Charts and diagrams as code:
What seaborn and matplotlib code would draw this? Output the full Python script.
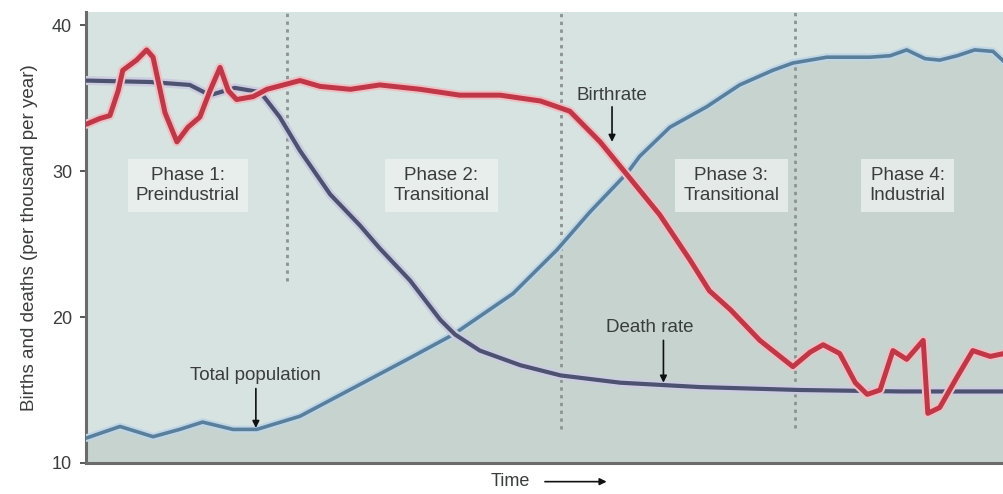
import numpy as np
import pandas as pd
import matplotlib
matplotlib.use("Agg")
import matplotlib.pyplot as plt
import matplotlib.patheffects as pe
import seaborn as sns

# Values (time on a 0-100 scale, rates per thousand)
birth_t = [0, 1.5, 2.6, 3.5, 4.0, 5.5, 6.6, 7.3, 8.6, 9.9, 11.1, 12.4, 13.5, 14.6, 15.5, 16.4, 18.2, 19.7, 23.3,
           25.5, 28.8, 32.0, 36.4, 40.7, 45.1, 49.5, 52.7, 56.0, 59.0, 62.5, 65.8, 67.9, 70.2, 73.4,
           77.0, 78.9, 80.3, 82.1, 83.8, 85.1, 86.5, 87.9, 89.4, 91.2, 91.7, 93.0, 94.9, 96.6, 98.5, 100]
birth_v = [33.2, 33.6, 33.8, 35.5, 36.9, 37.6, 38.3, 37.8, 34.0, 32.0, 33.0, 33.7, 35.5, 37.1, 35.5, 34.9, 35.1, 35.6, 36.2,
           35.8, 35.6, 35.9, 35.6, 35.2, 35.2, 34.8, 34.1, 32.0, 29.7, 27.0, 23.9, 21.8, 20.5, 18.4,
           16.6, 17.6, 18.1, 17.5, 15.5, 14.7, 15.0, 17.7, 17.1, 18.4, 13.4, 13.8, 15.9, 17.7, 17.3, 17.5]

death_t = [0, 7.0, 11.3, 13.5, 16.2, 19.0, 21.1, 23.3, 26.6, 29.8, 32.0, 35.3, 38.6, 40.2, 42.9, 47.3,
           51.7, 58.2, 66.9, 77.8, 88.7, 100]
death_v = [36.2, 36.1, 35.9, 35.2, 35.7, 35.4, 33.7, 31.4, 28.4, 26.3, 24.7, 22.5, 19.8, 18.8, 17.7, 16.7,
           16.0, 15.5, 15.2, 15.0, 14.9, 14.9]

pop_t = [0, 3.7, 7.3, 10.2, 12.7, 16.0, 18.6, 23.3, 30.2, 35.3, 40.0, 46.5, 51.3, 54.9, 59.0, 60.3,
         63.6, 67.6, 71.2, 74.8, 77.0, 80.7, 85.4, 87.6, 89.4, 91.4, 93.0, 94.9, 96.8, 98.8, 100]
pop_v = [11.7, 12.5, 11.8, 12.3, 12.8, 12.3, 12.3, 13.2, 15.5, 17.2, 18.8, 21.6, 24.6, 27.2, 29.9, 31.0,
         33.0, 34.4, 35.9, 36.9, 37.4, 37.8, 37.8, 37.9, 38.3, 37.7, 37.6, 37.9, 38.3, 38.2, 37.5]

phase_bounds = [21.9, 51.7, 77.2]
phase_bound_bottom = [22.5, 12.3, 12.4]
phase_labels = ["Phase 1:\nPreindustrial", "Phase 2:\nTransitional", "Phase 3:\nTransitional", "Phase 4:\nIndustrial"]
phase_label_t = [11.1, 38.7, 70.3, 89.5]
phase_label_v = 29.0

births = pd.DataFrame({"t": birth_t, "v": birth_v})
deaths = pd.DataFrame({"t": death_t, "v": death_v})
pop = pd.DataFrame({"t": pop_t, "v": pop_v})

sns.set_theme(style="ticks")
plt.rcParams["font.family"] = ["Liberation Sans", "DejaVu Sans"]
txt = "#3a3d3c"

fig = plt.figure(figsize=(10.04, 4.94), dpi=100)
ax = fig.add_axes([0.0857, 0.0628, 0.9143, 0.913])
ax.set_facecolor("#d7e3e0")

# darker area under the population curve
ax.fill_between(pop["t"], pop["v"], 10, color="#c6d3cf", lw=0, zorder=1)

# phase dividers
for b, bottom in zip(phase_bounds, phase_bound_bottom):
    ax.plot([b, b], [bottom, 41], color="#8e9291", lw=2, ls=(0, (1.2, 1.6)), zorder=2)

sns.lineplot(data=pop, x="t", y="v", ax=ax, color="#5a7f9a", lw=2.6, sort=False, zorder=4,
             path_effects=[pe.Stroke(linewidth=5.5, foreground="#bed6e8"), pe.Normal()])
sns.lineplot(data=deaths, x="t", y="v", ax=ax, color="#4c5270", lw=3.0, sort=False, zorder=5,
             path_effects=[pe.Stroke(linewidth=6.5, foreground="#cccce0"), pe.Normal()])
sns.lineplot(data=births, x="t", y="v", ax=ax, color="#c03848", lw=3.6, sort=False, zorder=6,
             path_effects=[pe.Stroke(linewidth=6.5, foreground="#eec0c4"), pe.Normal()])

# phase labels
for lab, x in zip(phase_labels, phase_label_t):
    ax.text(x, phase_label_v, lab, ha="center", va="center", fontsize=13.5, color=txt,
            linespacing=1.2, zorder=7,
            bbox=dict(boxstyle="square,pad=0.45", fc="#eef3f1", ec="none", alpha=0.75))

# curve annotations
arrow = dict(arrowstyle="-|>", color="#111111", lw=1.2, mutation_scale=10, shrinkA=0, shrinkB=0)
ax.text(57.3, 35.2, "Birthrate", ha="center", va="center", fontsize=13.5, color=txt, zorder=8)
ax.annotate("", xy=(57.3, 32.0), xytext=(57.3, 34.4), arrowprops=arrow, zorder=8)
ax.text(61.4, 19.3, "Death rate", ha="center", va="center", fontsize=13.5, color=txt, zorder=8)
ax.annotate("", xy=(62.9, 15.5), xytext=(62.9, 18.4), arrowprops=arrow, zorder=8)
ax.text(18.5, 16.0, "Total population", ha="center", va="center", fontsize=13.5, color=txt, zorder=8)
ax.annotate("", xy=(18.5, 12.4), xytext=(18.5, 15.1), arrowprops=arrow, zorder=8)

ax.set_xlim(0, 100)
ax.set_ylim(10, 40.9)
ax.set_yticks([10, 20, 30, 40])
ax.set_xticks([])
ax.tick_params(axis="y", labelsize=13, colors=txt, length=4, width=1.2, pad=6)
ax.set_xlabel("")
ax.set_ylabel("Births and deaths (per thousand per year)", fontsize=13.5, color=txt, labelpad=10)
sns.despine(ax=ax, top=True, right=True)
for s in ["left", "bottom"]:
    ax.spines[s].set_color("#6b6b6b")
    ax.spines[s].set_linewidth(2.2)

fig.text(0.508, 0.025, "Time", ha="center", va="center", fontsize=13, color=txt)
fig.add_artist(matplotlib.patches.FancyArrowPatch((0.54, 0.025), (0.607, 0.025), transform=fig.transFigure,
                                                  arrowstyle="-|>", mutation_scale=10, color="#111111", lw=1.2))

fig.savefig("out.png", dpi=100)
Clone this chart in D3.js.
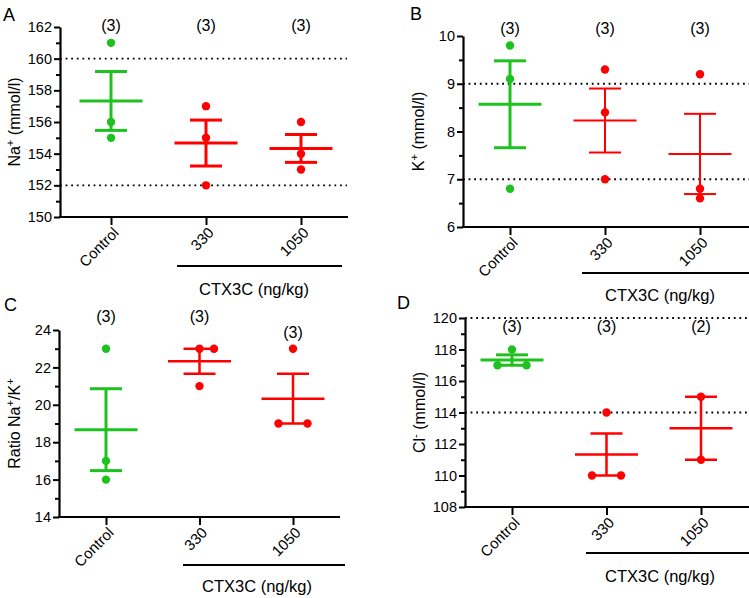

**Required work**.
Repeat everything in the records precisely. Images are excluded from the copy.

**Output below**.
What seaborn and matplotlib code would draw this? Output the full Python script.
import numpy as np
import pandas as pd
import matplotlib
matplotlib.use("Agg")
import matplotlib.pyplot as plt
import matplotlib.patheffects as pe
import seaborn as sns

# Values (time on a 0-100 scale, rates per thousand)
birth_t = [0, 1.5, 2.6, 3.5, 4.0, 5.5, 6.6, 7.3, 8.6, 9.9, 11.1, 12.4, 13.5, 14.6, 15.5, 16.4, 18.2, 19.7, 23.3,
           25.5, 28.8, 32.0, 36.4, 40.7, 45.1, 49.5, 52.7, 56.0, 59.0, 62.5, 65.8, 67.9, 70.2, 73.4,
           77.0, 78.9, 80.3, 82.1, 83.8, 85.1, 86.5, 87.9, 89.4, 91.2, 91.7, 93.0, 94.9, 96.6, 98.5, 100]
birth_v = [33.2, 33.6, 33.8, 35.5, 36.9, 37.6, 38.3, 37.8, 34.0, 32.0, 33.0, 33.7, 35.5, 37.1, 35.5, 34.9, 35.1, 35.6, 36.2,
           35.8, 35.6, 35.9, 35.6, 35.2, 35.2, 34.8, 34.1, 32.0, 29.7, 27.0, 23.9, 21.8, 20.5, 18.4,
           16.6, 17.6, 18.1, 17.5, 15.5, 14.7, 15.0, 17.7, 17.1, 18.4, 13.4, 13.8, 15.9, 17.7, 17.3, 17.5]

death_t = [0, 7.0, 11.3, 13.5, 16.2, 19.0, 21.1, 23.3, 26.6, 29.8, 32.0, 35.3, 38.6, 40.2, 42.9, 47.3,
           51.7, 58.2, 66.9, 77.8, 88.7, 100]
death_v = [36.2, 36.1, 35.9, 35.2, 35.7, 35.4, 33.7, 31.4, 28.4, 26.3, 24.7, 22.5, 19.8, 18.8, 17.7, 16.7,
           16.0, 15.5, 15.2, 15.0, 14.9, 14.9]

pop_t = [0, 3.7, 7.3, 10.2, 12.7, 16.0, 18.6, 23.3, 30.2, 35.3, 40.0, 46.5, 51.3, 54.9, 59.0, 60.3,
         63.6, 67.6, 71.2, 74.8, 77.0, 80.7, 85.4, 87.6, 89.4, 91.4, 93.0, 94.9, 96.8, 98.8, 100]
pop_v = [11.7, 12.5, 11.8, 12.3, 12.8, 12.3, 12.3, 13.2, 15.5, 17.2, 18.8, 21.6, 24.6, 27.2, 29.9, 31.0,
         33.0, 34.4, 35.9, 36.9, 37.4, 37.8, 37.8, 37.9, 38.3, 37.7, 37.6, 37.9, 38.3, 38.2, 37.5]

phase_bounds = [21.9, 51.7, 77.2]
phase_bound_bottom = [22.5, 12.3, 12.4]
phase_labels = ["Phase 1:\nPreindustrial", "Phase 2:\nTransitional", "Phase 3:\nTransitional", "Phase 4:\nIndustrial"]
phase_label_t = [11.1, 38.7, 70.3, 89.5]
phase_label_v = 29.0

births = pd.DataFrame({"t": birth_t, "v": birth_v})
deaths = pd.DataFrame({"t": death_t, "v": death_v})
pop = pd.DataFrame({"t": pop_t, "v": pop_v})

sns.set_theme(style="ticks")
plt.rcParams["font.family"] = ["Liberation Sans", "DejaVu Sans"]
txt = "#3a3d3c"

fig = plt.figure(figsize=(10.04, 4.94), dpi=100)
ax = fig.add_axes([0.0857, 0.0628, 0.9143, 0.913])
ax.set_facecolor("#d7e3e0")

# darker area under the population curve
ax.fill_between(pop["t"], pop["v"], 10, color="#c6d3cf", lw=0, zorder=1)

# phase dividers
for b, bottom in zip(phase_bounds, phase_bound_bottom):
    ax.plot([b, b], [bottom, 41], color="#8e9291", lw=2, ls=(0, (1.2, 1.6)), zorder=2)

sns.lineplot(data=pop, x="t", y="v", ax=ax, color="#5a7f9a", lw=2.6, sort=False, zorder=4,
             path_effects=[pe.Stroke(linewidth=5.5, foreground="#bed6e8"), pe.Normal()])
sns.lineplot(data=deaths, x="t", y="v", ax=ax, color="#4c5270", lw=3.0, sort=False, zorder=5,
             path_effects=[pe.Stroke(linewidth=6.5, foreground="#cccce0"), pe.Normal()])
sns.lineplot(data=births, x="t", y="v", ax=ax, color="#c03848", lw=3.6, sort=False, zorder=6,
             path_effects=[pe.Stroke(linewidth=6.5, foreground="#eec0c4"), pe.Normal()])

# phase labels
for lab, x in zip(phase_labels, phase_label_t):
    ax.text(x, phase_label_v, lab, ha="center", va="center", fontsize=13.5, color=txt,
            linespacing=1.2, zorder=7,
            bbox=dict(boxstyle="square,pad=0.45", fc="#eef3f1", ec="none", alpha=0.75))

# curve annotations
arrow = dict(arrowstyle="-|>", color="#111111", lw=1.2, mutation_scale=10, shrinkA=0, shrinkB=0)
ax.text(57.3, 35.2, "Birthrate", ha="center", va="center", fontsize=13.5, color=txt, zorder=8)
ax.annotate("", xy=(57.3, 32.0), xytext=(57.3, 34.4), arrowprops=arrow, zorder=8)
ax.text(61.4, 19.3, "Death rate", ha="center", va="center", fontsize=13.5, color=txt, zorder=8)
ax.annotate("", xy=(62.9, 15.5), xytext=(62.9, 18.4), arrowprops=arrow, zorder=8)
ax.text(18.5, 16.0, "Total population", ha="center", va="center", fontsize=13.5, color=txt, zorder=8)
ax.annotate("", xy=(18.5, 12.4), xytext=(18.5, 15.1), arrowprops=arrow, zorder=8)

ax.set_xlim(0, 100)
ax.set_ylim(10, 40.9)
ax.set_yticks([10, 20, 30, 40])
ax.set_xticks([])
ax.tick_params(axis="y", labelsize=13, colors=txt, length=4, width=1.2, pad=6)
ax.set_xlabel("")
ax.set_ylabel("Births and deaths (per thousand per year)", fontsize=13.5, color=txt, labelpad=10)
sns.despine(ax=ax, top=True, right=True)
for s in ["left", "bottom"]:
    ax.spines[s].set_color("#6b6b6b")
    ax.spines[s].set_linewidth(2.2)

fig.text(0.508, 0.025, "Time", ha="center", va="center", fontsize=13, color=txt)
fig.add_artist(matplotlib.patches.FancyArrowPatch((0.54, 0.025), (0.607, 0.025), transform=fig.transFigure,
                                                  arrowstyle="-|>", mutation_scale=10, color="#111111", lw=1.2))

fig.savefig("out.png", dpi=100)
Clone this chart in D3.js.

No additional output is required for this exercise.